Borja: "Mi abuelo Luis tenía dos costumbres que él consideraba manías. Le gustaba filosofar mientras tomaba un vinín en el bar que había debajo de su casa. Y era un acérrimo defensor de los chistes malos como resumen del significado de la vida. Un día se puso muy serio y me dijo: no dejes que el cinismo se convierta en una forma de comodidad. Y luego se echó a reír, consciente de que se había pasado de solemnidad, pero convencido de que su mensaje había llegado. A mí. Y puedo decir y digo que entre mis numerosos defectos no figura el de ser un cínico tal y como lo entendemos ahora.
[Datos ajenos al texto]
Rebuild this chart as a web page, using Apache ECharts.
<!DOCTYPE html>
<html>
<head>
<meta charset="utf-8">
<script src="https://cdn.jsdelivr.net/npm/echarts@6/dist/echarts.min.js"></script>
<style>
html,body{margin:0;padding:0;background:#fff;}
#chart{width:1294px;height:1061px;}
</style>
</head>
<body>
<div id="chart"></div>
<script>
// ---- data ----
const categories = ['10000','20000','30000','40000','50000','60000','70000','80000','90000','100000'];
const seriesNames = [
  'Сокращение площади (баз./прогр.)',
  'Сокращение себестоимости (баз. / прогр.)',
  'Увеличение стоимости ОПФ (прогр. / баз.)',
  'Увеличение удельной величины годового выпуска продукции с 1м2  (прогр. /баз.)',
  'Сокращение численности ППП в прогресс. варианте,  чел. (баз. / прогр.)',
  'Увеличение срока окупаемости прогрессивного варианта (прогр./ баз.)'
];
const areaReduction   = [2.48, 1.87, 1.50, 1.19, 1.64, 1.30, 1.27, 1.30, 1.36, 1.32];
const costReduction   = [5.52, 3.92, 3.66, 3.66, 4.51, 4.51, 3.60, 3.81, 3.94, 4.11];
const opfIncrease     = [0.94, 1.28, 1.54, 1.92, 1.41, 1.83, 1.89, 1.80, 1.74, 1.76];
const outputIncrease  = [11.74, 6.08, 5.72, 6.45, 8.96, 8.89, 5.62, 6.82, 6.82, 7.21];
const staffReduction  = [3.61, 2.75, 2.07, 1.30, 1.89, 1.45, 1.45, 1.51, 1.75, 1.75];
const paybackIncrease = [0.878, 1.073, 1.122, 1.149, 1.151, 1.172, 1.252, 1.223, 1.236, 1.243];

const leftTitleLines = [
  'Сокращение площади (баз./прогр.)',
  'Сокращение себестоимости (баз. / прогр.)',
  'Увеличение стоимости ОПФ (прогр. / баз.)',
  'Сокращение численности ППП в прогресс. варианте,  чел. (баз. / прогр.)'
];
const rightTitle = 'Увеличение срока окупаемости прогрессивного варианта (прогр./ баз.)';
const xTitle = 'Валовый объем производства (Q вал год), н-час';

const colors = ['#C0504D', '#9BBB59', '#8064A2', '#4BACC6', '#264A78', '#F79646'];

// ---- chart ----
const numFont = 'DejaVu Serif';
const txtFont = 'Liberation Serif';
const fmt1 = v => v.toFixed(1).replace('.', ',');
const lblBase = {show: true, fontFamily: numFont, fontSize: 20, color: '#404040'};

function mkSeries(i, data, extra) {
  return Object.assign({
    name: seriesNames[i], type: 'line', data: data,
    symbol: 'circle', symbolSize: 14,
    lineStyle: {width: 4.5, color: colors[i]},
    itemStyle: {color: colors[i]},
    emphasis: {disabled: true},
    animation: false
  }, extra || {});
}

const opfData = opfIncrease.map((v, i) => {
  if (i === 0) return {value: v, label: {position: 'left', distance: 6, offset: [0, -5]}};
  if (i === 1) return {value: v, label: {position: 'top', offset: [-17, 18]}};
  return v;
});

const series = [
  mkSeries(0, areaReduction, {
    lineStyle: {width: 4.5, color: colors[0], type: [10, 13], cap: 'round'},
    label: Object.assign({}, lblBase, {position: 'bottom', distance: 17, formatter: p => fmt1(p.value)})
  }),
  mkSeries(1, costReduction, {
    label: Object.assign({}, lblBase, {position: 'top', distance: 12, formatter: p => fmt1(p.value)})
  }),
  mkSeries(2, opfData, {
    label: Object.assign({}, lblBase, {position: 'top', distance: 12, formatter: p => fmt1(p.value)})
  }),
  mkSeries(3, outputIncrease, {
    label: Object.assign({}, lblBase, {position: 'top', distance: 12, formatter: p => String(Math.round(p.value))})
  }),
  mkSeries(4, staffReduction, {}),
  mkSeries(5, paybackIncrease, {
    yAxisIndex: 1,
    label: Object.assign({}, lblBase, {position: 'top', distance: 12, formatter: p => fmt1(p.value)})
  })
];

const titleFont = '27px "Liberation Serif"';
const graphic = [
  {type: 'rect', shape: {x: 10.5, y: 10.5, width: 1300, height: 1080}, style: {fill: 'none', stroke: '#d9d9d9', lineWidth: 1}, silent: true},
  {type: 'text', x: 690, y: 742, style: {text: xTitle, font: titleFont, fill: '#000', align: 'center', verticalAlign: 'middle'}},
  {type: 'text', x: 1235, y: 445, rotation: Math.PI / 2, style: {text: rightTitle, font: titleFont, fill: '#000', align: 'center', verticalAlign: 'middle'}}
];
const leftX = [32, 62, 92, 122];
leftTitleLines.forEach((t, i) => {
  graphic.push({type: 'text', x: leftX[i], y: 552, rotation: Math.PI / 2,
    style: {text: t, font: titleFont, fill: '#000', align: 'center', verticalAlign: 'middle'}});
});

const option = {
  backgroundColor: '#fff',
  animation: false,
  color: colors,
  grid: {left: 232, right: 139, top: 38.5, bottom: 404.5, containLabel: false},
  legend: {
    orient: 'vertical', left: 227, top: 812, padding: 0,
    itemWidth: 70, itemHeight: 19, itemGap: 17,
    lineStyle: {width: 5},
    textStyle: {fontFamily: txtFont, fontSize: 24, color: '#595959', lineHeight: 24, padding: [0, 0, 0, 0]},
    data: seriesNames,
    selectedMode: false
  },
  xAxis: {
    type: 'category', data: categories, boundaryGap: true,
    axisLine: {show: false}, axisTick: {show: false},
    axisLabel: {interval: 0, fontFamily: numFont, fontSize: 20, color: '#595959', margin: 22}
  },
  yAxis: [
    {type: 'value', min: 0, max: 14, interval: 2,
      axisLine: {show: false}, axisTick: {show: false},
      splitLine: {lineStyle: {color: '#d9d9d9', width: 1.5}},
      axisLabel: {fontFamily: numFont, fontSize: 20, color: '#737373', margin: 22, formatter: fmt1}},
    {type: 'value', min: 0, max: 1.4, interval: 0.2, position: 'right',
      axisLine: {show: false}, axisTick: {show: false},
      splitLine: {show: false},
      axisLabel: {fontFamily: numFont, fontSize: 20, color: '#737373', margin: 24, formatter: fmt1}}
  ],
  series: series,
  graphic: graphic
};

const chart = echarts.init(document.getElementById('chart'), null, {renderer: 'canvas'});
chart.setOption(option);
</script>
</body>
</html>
Sí acepto como válida las enseñanzas del cinismo en sus orígenes como una vía para encontrar la sabiduría y la libertad del espíritu.
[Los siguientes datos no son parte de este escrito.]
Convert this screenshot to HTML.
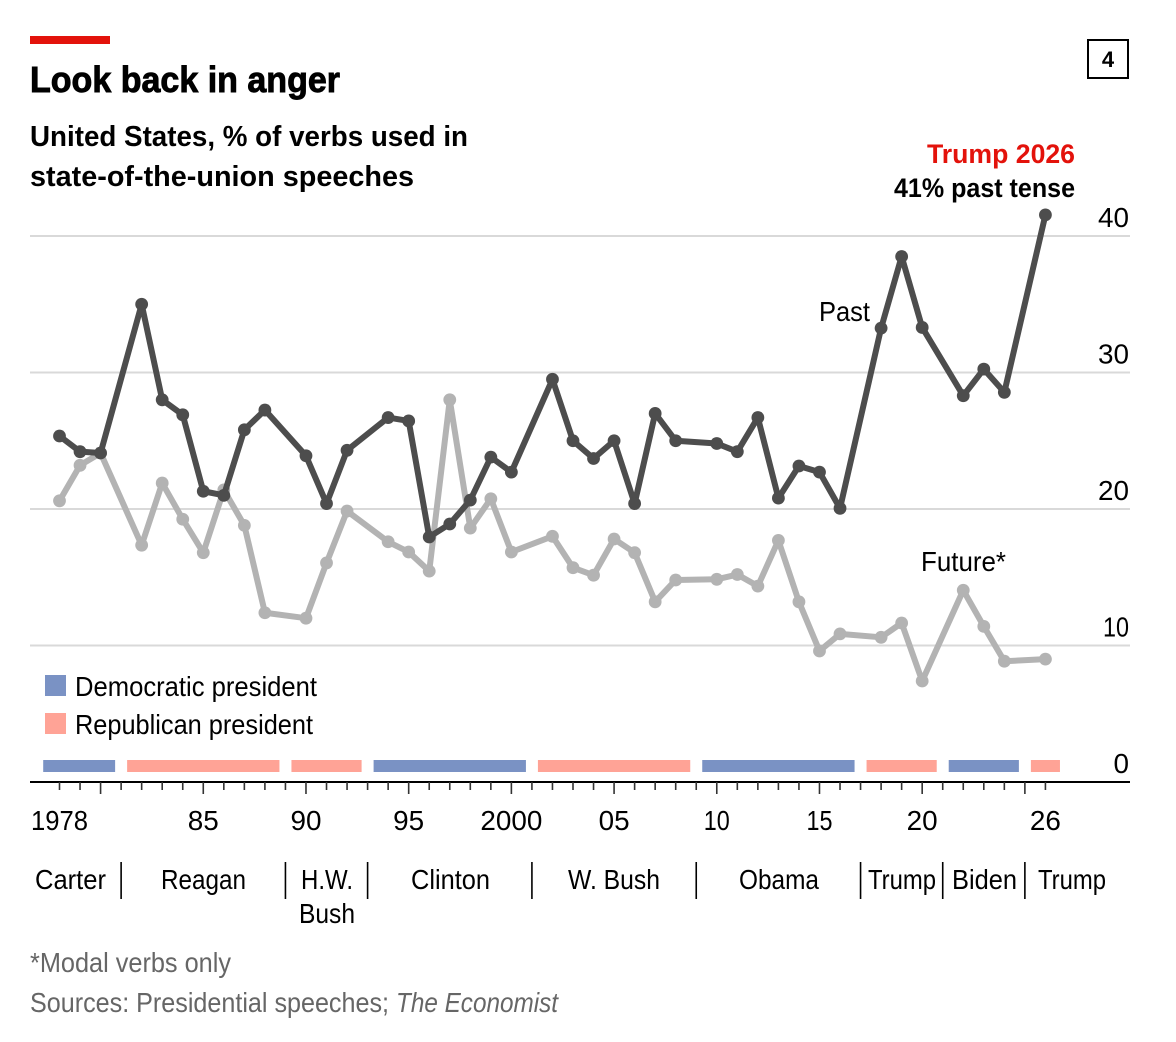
<!DOCTYPE html>
<html lang="en">
<head>
<meta charset="utf-8">
<title>Look back in anger</title>
<style>
html,body{margin:0;padding:0;background:#fff;}
svg{display:block;}
text{font-family:"Liberation Sans",Arial,sans-serif;fill:#000;}
.b{font-weight:700;}
.r{font-size:28px;}
.g{font-size:28px;fill:#666;}
</style>
</head>
<body>
<svg id="chart" xmlns="http://www.w3.org/2000/svg" width="1176" height="1042" viewBox="0 0 1176 1042">
  <rect x="0" y="0" width="1176" height="1042" fill="#fff"/>
  <rect x="30" y="36" width="80" height="8" fill="#e3120b"/>
  <text class="b" x="30" y="92" font-size="36" textLength="310" lengthAdjust="spacingAndGlyphs" stroke="#000" stroke-width="0.9">Look back in anger</text>
  <text class="b" x="30" y="146" font-size="29" textLength="438" lengthAdjust="spacingAndGlyphs">United States, % of verbs used in</text>
  <text class="b" x="30" y="186" font-size="29" textLength="384" lengthAdjust="spacingAndGlyphs">state-of-the-union speeches</text>
  <rect x="1088" y="40" width="40" height="38" fill="#fff" stroke="#000" stroke-width="2"/>
  <text class="b" x="1108" y="67" font-size="22" text-anchor="middle">4</text>

  <g id="grid"></g>
  <g id="bars"></g>
  <g id="axis"></g>
  <g id="future"></g>
  <g id="past"></g>

  <text class="b" x="1075" y="163" font-size="27" text-anchor="end" textLength="148" lengthAdjust="spacingAndGlyphs" style="fill:#e3120b">Trump 2026</text>
  <text class="b" x="1075" y="197" font-size="27" text-anchor="end" textLength="181" lengthAdjust="spacingAndGlyphs">41% past tense</text>
  <text class="r" x="819" y="321" textLength="51" lengthAdjust="spacingAndGlyphs">Past</text>
  <text class="r" x="921" y="571" textLength="85" lengthAdjust="spacingAndGlyphs">Future*</text>

  <rect x="45" y="675" width="21" height="21" fill="#7a92c4"/>
  <text class="r" x="75" y="696" textLength="242" lengthAdjust="spacingAndGlyphs">Democratic president</text>
  <rect x="45" y="713" width="21" height="21" fill="#ffa396"/>
  <text class="r" x="75" y="734" textLength="238" lengthAdjust="spacingAndGlyphs">Republican president</text>

  <g>
    <text class="r" x="35" y="889" textLength="71" lengthAdjust="spacingAndGlyphs">Carter</text>
    <text class="r" x="161" y="889" textLength="85" lengthAdjust="spacingAndGlyphs">Reagan</text>
    <text class="r" x="301" y="889" textLength="52" lengthAdjust="spacingAndGlyphs">H.W.</text>
    <text class="r" x="299" y="923" textLength="56" lengthAdjust="spacingAndGlyphs">Bush</text>
    <text class="r" x="411" y="889" textLength="79" lengthAdjust="spacingAndGlyphs">Clinton</text>
    <text class="r" x="568" y="889" textLength="92" lengthAdjust="spacingAndGlyphs">W. Bush</text>
    <text class="r" x="739" y="889" textLength="80" lengthAdjust="spacingAndGlyphs">Obama</text>
    <text class="r" x="868" y="889" textLength="68" lengthAdjust="spacingAndGlyphs">Trump</text>
    <text class="r" x="952" y="889" textLength="65" lengthAdjust="spacingAndGlyphs">Biden</text>
    <text class="r" x="1038" y="889" textLength="68" lengthAdjust="spacingAndGlyphs">Trump</text>
  </g>

  <text class="g" x="30" y="972" textLength="201" lengthAdjust="spacingAndGlyphs">*Modal verbs only</text>
  <text class="g" x="30" y="1012" textLength="359" lengthAdjust="spacingAndGlyphs">Sources: Presidential speeches;</text>
  <text class="g" x="396" y="1012" font-style="italic" textLength="162" lengthAdjust="spacingAndGlyphs">The Economist</text>
</svg>
<script>
const years = [1978,1979,1980,1982,1983,1984,1985,1986,1987,1988,1990,1991,1992,1994,1995,1996,1997,1998,1999,2000,2002,2003,2004,2005,2006,2007,2008,2010,2011,2012,2013,2014,2015,2016,2018,2019,2020,2022,2023,2024,2026];
const pastValues = [25.35,24.2,24.1,35.0,28.0,26.9,21.3,21.0,25.8,27.25,23.9,20.4,24.3,26.7,26.45,17.95,18.9,20.65,23.8,22.7,29.5,25.0,23.7,25.0,20.4,27.0,25.0,24.8,24.2,26.7,20.8,23.15,22.7,20.05,33.25,38.5,33.3,28.3,30.25,28.55,41.55];
const futureValues = [20.6,23.2,24.1,17.35,21.9,19.25,16.8,21.4,18.8,12.4,12.0,16.05,19.85,17.6,16.85,15.45,28.0,18.6,20.75,16.85,18.0,15.7,15.15,17.8,16.8,13.2,14.8,14.85,15.2,14.35,17.7,13.2,9.6,10.85,10.6,11.65,7.4,14.05,11.4,8.85,9.0];
const yTicks = [0,10,20,30,40];
const xTickYears = [1978,1985,1990,1995,2000,2005,2010,2015,2020,2026];
const xTickLabels = ["1978","85","90","95","2000","05","10","15","20","26"];
const termParties = ["D","R","R","D","R","D","R","D","R"];
const termStarts = [1977,1981,1989,1993,2001,2009,2017,2021,2025];
const termEnds = [1981,1989,1993,2001,2009,2017,2021,2025,2027];
const firstTickYear = 1978;
const lastTickYear = 2026;

const NS = "http://www.w3.org/2000/svg";
const xScale = function (yr) { return 59.5 + (yr - 1978) * 20.54; };
const yScale = function (v) { return 782 - v * 13.65; };
function make(tag, parent, attrs) {
  const el = document.createElementNS(NS, tag);
  for (const k in attrs) el.setAttribute(k, attrs[k]);
  parent.appendChild(el);
  return el;
}
// The reference numerals have a narrow "1"; fit each label to that width.
function numeralWidth(str) {
  let w = 0;
  for (const c of str) w += c === "1" ? 10.5 : 15.5;
  return w;
}

const grid = document.getElementById("grid");
yTicks.forEach(function (v) {
  if (v > 0) {
    const line = make("line", grid, {x1: 30, x2: 1130, y1: yScale(v), y2: yScale(v), stroke: "#d9d9d9", "stroke-width": 2});
    
    
  }
  const label = make("text", grid, {x: 1129, y: v === 0 ? 773 : yScale(v) - 9, "text-anchor": "end", "font-size": 28, textLength: numeralWidth(String(v)), lengthAdjust: "spacingAndGlyphs"});
  
  
  label.textContent = String(v);
});

const bars = document.getElementById("bars");
termParties.forEach(function (party, i) {
  const x0 = i === 0 ? 43.2 : xScale(termStarts[i]) + 6;
  const x1 = xScale(termEnds[i]) - 6;
  const bar = make("rect", bars, {x: x0, y: 760, width: x1 - x0, height: 12, fill: party === "D" ? "#7a92c4" : "#ffa396"});
  
  
});

const axis = document.getElementById("axis");
const baseline = make("line", axis, {x1: 30, x2: 1130, y1: 782, y2: 782, stroke: "#000", "stroke-width": 2});


for (let yr = firstTickYear; yr <= lastTickYear; yr++) {
  const major = yr % 5 === 0;
  const tick = make("line", axis, {x1: xScale(yr), x2: xScale(yr), y1: 782, y2: major ? 794 : 790, stroke: "#333", "stroke-width": 1.6});
  
  
}
xTickYears.forEach(function (yr, i) {
  const label = make("text", axis, {x: xScale(yr), y: 830, "text-anchor": "middle", "font-size": 28, textLength: numeralWidth(xTickLabels[i]), lengthAdjust: "spacingAndGlyphs"});
  
  
  label.textContent = xTickLabels[i];
});
termStarts.slice(1).forEach(function (yr) {
  const div = make("line", axis, {x1: xScale(yr), x2: xScale(yr), y1: 862, y2: 899, stroke: "#000", "stroke-width": 1.6});
  
  
});

function drawSeries(groupId, values, colour) {
  const g = document.getElementById(groupId);
  const pts = values.map(function (v, i) { return xScale(years[i]).toFixed(2) + "," + yScale(v).toFixed(2); }).join(" ");
  const line = make("polyline", g, {points: pts, fill: "none", stroke: colour, "stroke-width": 6, "stroke-linejoin": "round", "stroke-linecap": "round"});
  
  
  values.forEach(function (v, i) {
    const dot = make("circle", g, {cx: xScale(years[i]), cy: yScale(v), r: 6.4, fill: colour});
    
    
  });
}
drawSeries("future", futureValues, "#b3b3b3");
drawSeries("past", pastValues, "#4d4d4d");
</script>
</body>
</html>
Mi abuelo no se consideraba un ejemplo de nada, pero le gustaba decir que nadie podía acusarle de haber sido un traidor, un embustero o un hipócrita. Dejó muchos trabajos para no serlo y bastantes falsos amigos se quedaron por el camino. No aparentaba ser lo que no era y se burlaba de quienes convertían sus vidas en una permanente competición para ganar más dinero, cambiar de coche cada dos por tres y ponerle cuernos a la pareja sin el menor atisbo de remordimientos. Mi abuelo seguía viendo las películas de Chaplin y Buster Keaton cuando le acechaba la tristeza, y sé de buena tinta que superó la ausencia de mi abuela leyendo y releyendo a Chesterton y Agatha Christie. Creo que su devoción por las investigaciones y el humor tenía algo que ver con sus sueños inalcanzables: de niño quería ser cura, detective privado y payaso. Por ese orden. Descartó lo primero porque se hizo ateo, lo segundo no podía serlo porque era demasiado impaciente y lo tercero no parecía una profesión de futuro que permitiera sacar a una familia adelante. Pero nunca dejó de intentar arrancar carcajadas a los demás, sobre todo con su arsenal de chistes malos, muy malos y peores. La última vez que le vi estaba muy enfermo y me despidió con su favorito: ¿Qué hace un pez en el agua? Nada. Y yo me reí por no llorar".